Most Arab regimes also have more direct interests in the preservation of Saddam's regime. The Kuwaiti government worries about his departure because Iraq's pariah status is an impediment to the country's rearmament. The Saudis fear that the establishment of a pro-US government in Baghdad will diminish their status as a strategic American ally and guarantor of moderate oil prices. Syria's cash-strapped regime has benefited from illicit oil imports from Saddam, which bring in up to $1 billion in annual revenue. Egypt has always competed with Iraq for leadership of the Arab world and does not relish the thought of its rehabilitation.

That most Arabs do not share their governments' reservations about regime change in Baghdad is mainly evident from their tepid response to appeals for action by antiwar campaigners. However, overt expressions of support for Saddam's ouster are becoming more common as war approaches. In early January, Arab intellectuals circulated a petition calling for "the immediate resignation of Saddam Hussein, whose rule for over three decades has been a nightmare for Iraq and the Arab world," and for the "rule of democracy" in Iraq. "There has been a tragic silence on the fate of the Arab world by the Arab world," said Chibli Mallat, a Lebanese professor of international law who signed the petition. "Our lives are at stake with all these chemical weapons."12 Other signatories include Kuwaiti MP Hassan Jawhar, Egyptian film director Yousri Nasrallah, and Kamel Labidi, a prominent Tunisian journalist and human rights activist.

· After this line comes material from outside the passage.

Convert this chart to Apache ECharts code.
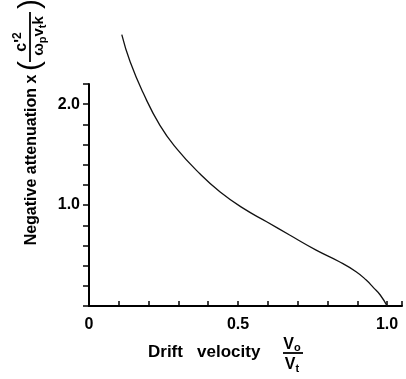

While the petition framed the call for Iraq regime change as an endeavor to avoid an American-led invasion of Iraq, some intellectuals in the Arab world have begun to express guarded optimism about impending US military action. "I feel a positive outcome might ensue from the coming war," wrote Saudi political analyst Jamal Ahmad Khashoggi. "[It] promises a new free, democratic and stable Iraq instead of today's fragmented dictatorship; a constitutional and tolerant Iraq run by the rule of law; an Iraq at peace with its neighbors; an Iraq that would pursue development in the interests of the prosperity and happiness of its people."13

As American forces mobilize for an invasion of Iraq that some expect as early as the end of February, it is doubtful that even Saddam Hussein continues to entertain any fantasies about the Arab world rising to his defense. His best bet is not that the Arab street will defy the American-led campaign to bring him down, but that, as he mused in a rare interview in November, "the US-British alliance might disintegrate due to . . . the pressure of public opinion on American and British streets."14

For once, Saddam's calculations may not be entirely off the mark. On January 18, tens of thousands of anti-war protestors took to the streets in Washington DC, along with record numbers in Europe, to observe a day of international "solidarity" with the Iraqi people. They were joined by a mere 300 demonstrators in Cairo and 400 in Amman.15


  1 Republic of Iraq Radio (Baghdad), 7 January 2003.
  2 The Los Angeles Times, 28 August 2002.
  3 "War with Iraq: A Cost-Benefit Analysis," Middle East Policy Council Forum, Washington, DC, 9 October 2002.
  4 "America's War Against Iraq to Cause Popular Backlash and Socio-economic Crisis in Arab Countries," Info-Prod Research - Middle East, 3 November 2002.
  5 Inter Press Service, 22 January 2003.
  6 "Egyptian street quiet despite anger at U.S. policy," The Associated Press, 10 December 2002.
  7 The Daily Star (Beirut), 9 December 2002.
  8 The Guardian (London), 25 January 2003.
  9 Newsweek, 23 December 2002.
  10 "Showdown: Iraq," CNN, 29 September 2002.
  11 The Associated Press, 27 December 2002.
  12 The Christian Science Monitor, 8 January 2003.
  13 The Daily Star (Beirut), 6 January 2003.
  14 Al-Osboa (Cairo), 3 November 2002.
  15 "Arabs take to streets for Iraq in worldwide anti-war protests," Agence France Presse, 18 January 2003.